Lessons in purity and why it's worth waiting until marriage
The Candyshop conference, which is designed to "empower this generation to live pure under increasing cultural pressures", held its second meeting of the year on Saturday at the London School of Theology.
An eclectic mix of seminars and interactive sessions took place educating young people on what the Bible teaches about sex and relationships and the importance of saving oneself for marriage.
Sarah Richards, co-pastor of COM church in Dunstable, opened the conference with the subject of social media and 'sexting', the act of sending text messages or images of a sexual nature.
"Once you've posted something online, you lose control of it completely. You no longer have control over who sees it or where it goes. Even it is deleted, it can be traced," she said.
Richards touched on how exposure of explicit images could ruin job prospects and social life.

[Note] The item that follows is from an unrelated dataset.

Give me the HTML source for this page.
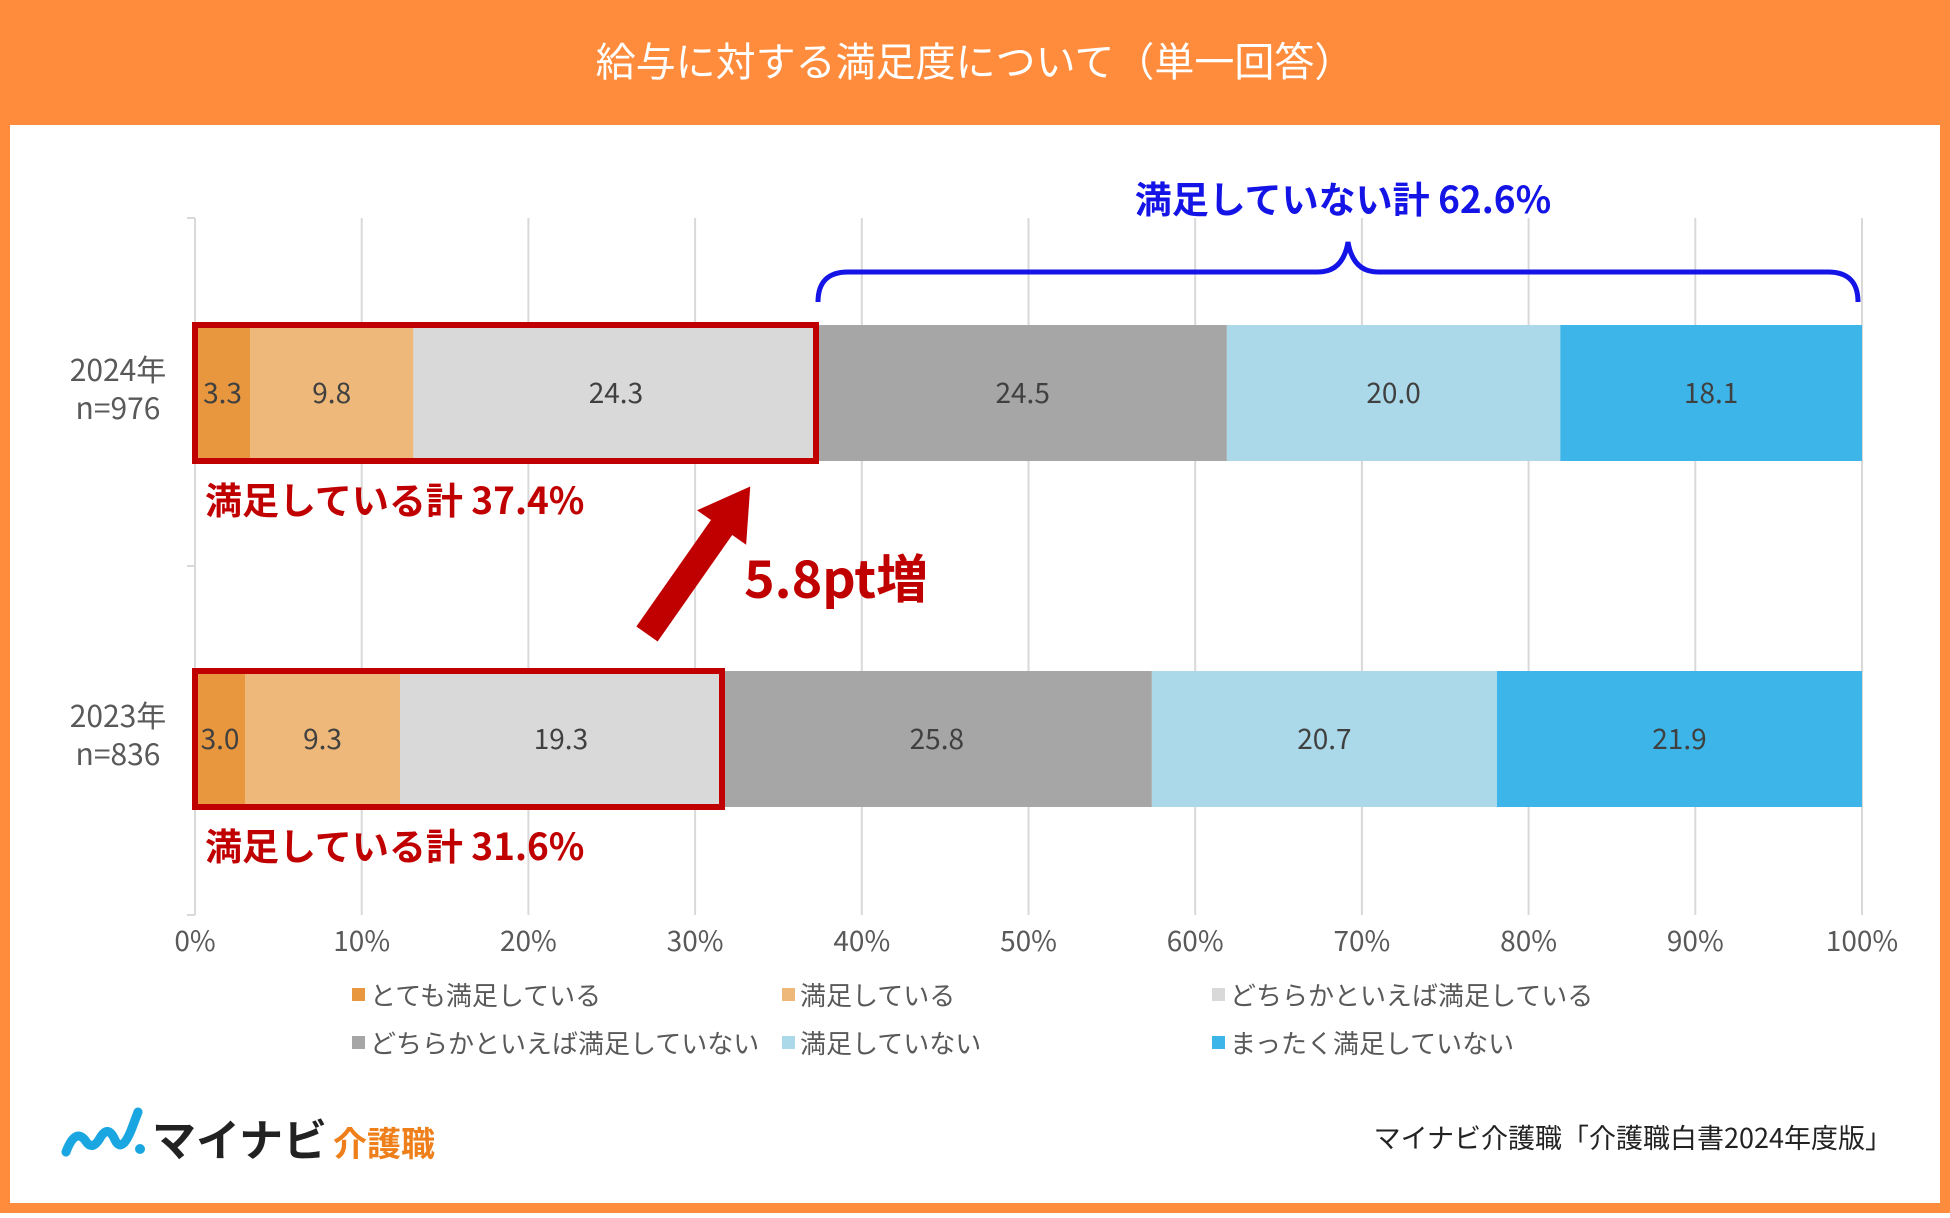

"People often think that they are not going to get caught and the act is just between them and another person. But Jesus warns us that nothing we do can be hidden."
She continued: "Jesus does not speak about 'sexting'. He does not speak about social media, however, he was ahead of his time and we can see this in Luke 12: 2-3."
Youth Pastor Stephen McEwen delivered a message on the sanctity of sex and how the present generation are being fed fabrications about the purpose of it.
He said: "Sex has lost its context which is marriage. When sex moves beyond the marriage bed it is dangerous. Sex is not just a physical act, it is a spiritual act."
He continued: "This generation is suffering from an over exposure of knowledge. We have an explosion of knowledge about sex now on the internet, you have access by the click of a mouse."
He recalled an MP stating on News Night one evening that sex education in schools only deals with the 'mechanics' and not real life.
Pornography is more accessible now than it has ever been. According to covenanteyes.com , one in five mobile searches are for pornography and 24 per cent of smartphone owners admit to having pornographic material on their phones.
MOBO award winning artist Jahaziel, a former drug and porn addict, illustrated how pornography affects individuals spiritually.
"It is a scientific and biological fact that the same chemical reaction goes on in the brain with porn addiction as with drug addiction," he said.
He continued: "What effect does porn have on your spiritual life? I would say two things, death and decay. Death to our character, healthy relationships with the opposite sex, and our confidence in God. It also brings death to ministries, marriages, our sensitivity towards God and our joy and peace in God.
"You will never experience the life and peace that God intends so long as pornography is a part of your life."
Closing the conference was Rachel Gardner, the Director of the Romance Academy, a project that develops young people's self esteem by encouraging sexual delay. She also touched on sex being a sacred gift from God and how it is worth abstaining until marriage.
"I believe that we save sex for marriage because sex is about two becoming one flesh. It really is worth protecting," she said.
She shared her opinion of Christian dating saying she thinks it is "absolutely fine for Christians to date".
"I think that is a great way to practise being godly boyfriends and girlfriends, then husbands and wives and saying 'God, work on my character'. Don't just bring me the perfect person, help me to be the right person for them."
The final conference will take place in Wolverhampton on 5 April.